I mean I accidentally left a candle in my trunk, and it melted and was completely liquid. In an hour. Hot.
And because it's hot, we should all still be in the pool, sipping on juice, eating
So for this week, it's still summer at attempting creative.
And what's summer without baseball?
"But I don't fry."
Yeah, whatever. I don't either. I let other people fry. I'm scared of heating oil above, say, room temperature. But get over it just for this recipe. I did. Sorta.
Be Don't be OCD like me and set out all your ingredients, just to make sure you don't start and realize half-way through you're short some ingredient. (Been there. Done that. Can I get an "Amen!"?)
Stare in complete wonder that, yet again, you can't measure flour without it getting everywhere. Wonder why in the world that is.
Oh. That's just me? Okay, moving on.
Combine the cornmeal, flour, baking powder, baking soda, cayenne pepper (don't be scared--it's okay), sugar, and kosher salt?
Combine buttermilk and water, then stir in dry ingredients. You know, 'til it's all batter-y. Set it aside.
Find your 8-quart pan. It needs to have high sides 'cause o' the oil that will bubble up.
Pour in vegetable oil.
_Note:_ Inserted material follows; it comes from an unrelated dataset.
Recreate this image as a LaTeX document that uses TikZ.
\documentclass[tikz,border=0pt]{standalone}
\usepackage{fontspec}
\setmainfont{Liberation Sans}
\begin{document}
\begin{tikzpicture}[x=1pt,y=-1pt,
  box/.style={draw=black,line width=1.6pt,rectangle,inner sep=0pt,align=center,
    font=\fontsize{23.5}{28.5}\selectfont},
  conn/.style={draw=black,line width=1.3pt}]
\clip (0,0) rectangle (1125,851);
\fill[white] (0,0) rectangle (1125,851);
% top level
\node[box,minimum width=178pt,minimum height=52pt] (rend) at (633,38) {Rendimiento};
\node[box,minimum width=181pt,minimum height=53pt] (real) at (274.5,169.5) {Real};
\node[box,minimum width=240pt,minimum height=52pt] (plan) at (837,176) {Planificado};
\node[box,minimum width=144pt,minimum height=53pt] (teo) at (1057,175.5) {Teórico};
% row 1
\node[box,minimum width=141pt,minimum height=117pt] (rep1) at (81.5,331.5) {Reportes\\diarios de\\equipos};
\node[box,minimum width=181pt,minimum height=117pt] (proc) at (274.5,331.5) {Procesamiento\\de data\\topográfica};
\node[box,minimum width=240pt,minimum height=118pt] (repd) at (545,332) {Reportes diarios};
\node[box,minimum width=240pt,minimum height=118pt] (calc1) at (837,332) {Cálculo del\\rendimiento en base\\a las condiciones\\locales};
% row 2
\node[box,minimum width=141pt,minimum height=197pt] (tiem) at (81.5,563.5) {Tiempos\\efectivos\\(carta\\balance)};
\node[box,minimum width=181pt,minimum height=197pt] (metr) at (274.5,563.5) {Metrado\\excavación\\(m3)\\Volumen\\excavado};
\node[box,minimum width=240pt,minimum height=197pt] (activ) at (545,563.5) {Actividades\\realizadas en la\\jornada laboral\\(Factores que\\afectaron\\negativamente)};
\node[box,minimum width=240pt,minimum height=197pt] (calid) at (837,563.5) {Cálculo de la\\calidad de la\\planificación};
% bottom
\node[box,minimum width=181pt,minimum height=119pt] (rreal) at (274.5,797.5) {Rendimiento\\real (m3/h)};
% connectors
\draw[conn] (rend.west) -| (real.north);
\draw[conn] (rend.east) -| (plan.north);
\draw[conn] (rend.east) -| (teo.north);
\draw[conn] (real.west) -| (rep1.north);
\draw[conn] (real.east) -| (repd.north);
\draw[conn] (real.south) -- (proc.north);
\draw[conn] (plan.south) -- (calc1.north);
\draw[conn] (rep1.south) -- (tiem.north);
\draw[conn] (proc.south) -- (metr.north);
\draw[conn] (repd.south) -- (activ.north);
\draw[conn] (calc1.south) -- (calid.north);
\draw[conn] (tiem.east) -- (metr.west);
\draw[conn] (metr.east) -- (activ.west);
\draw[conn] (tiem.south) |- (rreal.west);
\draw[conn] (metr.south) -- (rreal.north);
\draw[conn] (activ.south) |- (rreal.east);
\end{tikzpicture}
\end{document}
Boy, that's a lot of oil, but it's worth it. I promise. (By the way, why does the oil make the bottom of my pan look like gold leaf?)
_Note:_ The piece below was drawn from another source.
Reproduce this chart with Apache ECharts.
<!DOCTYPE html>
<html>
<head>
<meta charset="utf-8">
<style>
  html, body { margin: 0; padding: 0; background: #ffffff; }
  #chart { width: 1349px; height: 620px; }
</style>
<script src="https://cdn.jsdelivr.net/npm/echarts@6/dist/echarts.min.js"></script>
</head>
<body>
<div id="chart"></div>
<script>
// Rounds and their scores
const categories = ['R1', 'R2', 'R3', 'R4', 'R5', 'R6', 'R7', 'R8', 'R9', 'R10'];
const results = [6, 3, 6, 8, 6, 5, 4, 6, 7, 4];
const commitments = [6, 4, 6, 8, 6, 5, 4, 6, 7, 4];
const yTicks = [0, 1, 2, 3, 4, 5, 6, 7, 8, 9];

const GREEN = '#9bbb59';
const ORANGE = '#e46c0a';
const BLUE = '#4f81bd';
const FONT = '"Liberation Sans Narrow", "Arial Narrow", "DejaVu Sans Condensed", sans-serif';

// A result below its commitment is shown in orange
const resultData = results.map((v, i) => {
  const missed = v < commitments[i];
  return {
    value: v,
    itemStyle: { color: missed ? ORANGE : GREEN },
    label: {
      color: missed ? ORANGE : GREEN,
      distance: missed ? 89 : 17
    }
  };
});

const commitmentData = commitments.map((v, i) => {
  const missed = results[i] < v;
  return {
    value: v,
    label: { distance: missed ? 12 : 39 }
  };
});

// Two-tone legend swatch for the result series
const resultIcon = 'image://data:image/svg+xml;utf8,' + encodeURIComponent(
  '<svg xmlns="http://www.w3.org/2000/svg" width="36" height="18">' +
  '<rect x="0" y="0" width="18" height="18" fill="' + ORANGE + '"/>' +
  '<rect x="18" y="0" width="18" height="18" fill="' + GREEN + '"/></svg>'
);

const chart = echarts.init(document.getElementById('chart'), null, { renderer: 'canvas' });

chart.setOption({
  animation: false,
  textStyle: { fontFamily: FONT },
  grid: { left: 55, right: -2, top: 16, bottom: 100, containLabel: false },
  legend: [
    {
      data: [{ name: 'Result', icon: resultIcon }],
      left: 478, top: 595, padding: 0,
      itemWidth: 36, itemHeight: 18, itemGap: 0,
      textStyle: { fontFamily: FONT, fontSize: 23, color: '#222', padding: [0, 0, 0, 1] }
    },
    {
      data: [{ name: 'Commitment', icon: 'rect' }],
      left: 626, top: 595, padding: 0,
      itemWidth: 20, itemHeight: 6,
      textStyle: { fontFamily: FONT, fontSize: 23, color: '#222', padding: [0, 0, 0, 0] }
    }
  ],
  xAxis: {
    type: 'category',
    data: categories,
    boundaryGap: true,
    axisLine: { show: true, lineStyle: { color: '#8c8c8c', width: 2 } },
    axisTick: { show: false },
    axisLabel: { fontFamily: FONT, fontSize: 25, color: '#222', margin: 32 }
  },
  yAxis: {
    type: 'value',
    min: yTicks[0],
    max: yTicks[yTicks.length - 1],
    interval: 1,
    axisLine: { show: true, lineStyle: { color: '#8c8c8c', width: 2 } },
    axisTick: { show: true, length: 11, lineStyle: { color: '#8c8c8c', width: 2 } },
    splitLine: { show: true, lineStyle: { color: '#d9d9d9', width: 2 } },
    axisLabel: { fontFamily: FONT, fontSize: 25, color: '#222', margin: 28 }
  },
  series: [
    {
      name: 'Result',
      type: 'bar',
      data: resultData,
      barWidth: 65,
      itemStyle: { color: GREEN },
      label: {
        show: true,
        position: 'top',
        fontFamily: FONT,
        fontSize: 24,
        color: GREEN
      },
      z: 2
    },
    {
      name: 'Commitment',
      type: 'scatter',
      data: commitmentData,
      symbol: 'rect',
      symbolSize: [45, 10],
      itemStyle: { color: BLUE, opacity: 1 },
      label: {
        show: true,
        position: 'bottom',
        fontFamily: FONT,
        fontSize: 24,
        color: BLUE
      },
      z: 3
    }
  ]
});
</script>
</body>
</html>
Don't buy the totally-horrible flat toothpicks. I wasn't paying attention. They kept breaking on me. Oy.
Heat your oil to 375°F, using a candy thermometer. Breathe deeply. Heating oil is perfectly okay. Your house isn't going to explode. (Oh. That's just me, again? Okay, moving on.)
Skewer all your cocktail sausages and get them ready for a bath in the batter.
Congrats! You successfully heated your oil. And the world is still spinning.
Dunk your cocktail sausages in the batter. Now it's time for them to take a swim in the oil you successfully heated to 375°F.
Woohoo! We're cookin' corn dogs!
One pack of sausages makes about 40 mini corn dogs. I think I counted 39 in the end. One may or may not have walked off into someone's mouth before the headcount.
Ketchup. Mustard. Dipping sauces. Perfection. Mini corn dog perfection.
Mini Corn Dogs
adapted from Sunset
1 cup yellow cornmeal
3/4 cup all-purpose flour
1 1/2 teaspoons kosher salt
3/4 teaspoon baking powder
1/4 teaspoon baking soda
1/4 teaspoon cayenne pepper
2 tablespoons plus 1 teaspoon sugar
1 1/4 cups buttermilk
3 tablespoons water
4 cups vegetable oil
1 pack (16 ounces) cocktail sausages
1. In a medium-sized bowl, combine cornmeal, flour, salt, baking powder, baking soda, cayenne pepper, and sugar.
2. In a separate bowl, mix buttermilk and water. Then stir in dry ingredients and mix until combined. Let rest 10 minutes while the oil heats.
3. Heat vegetable oil to 375°F (measuring with a candy thermometer) in a high-sided, 8-quart pan. Insert a toothpick into each cocktail sausage and set aside.
4. When oil is heated, remix batter. If your bowl is shallow, transfer the batter to a tall/deep dish. This is to make dunking the sausages easier. Working with three sausages at a time, dip each sausage into the batter and drop directly into the heated oil. (Don't cook more than three at a time. They cook too quickly, and one may burn before you get it out if too many are in there.)
5. Turn corn dogs with a slotted spoon until it's golden brown. Transfer to a paper-towel-lined plate to drain extra oil. Let cool slightly before eating.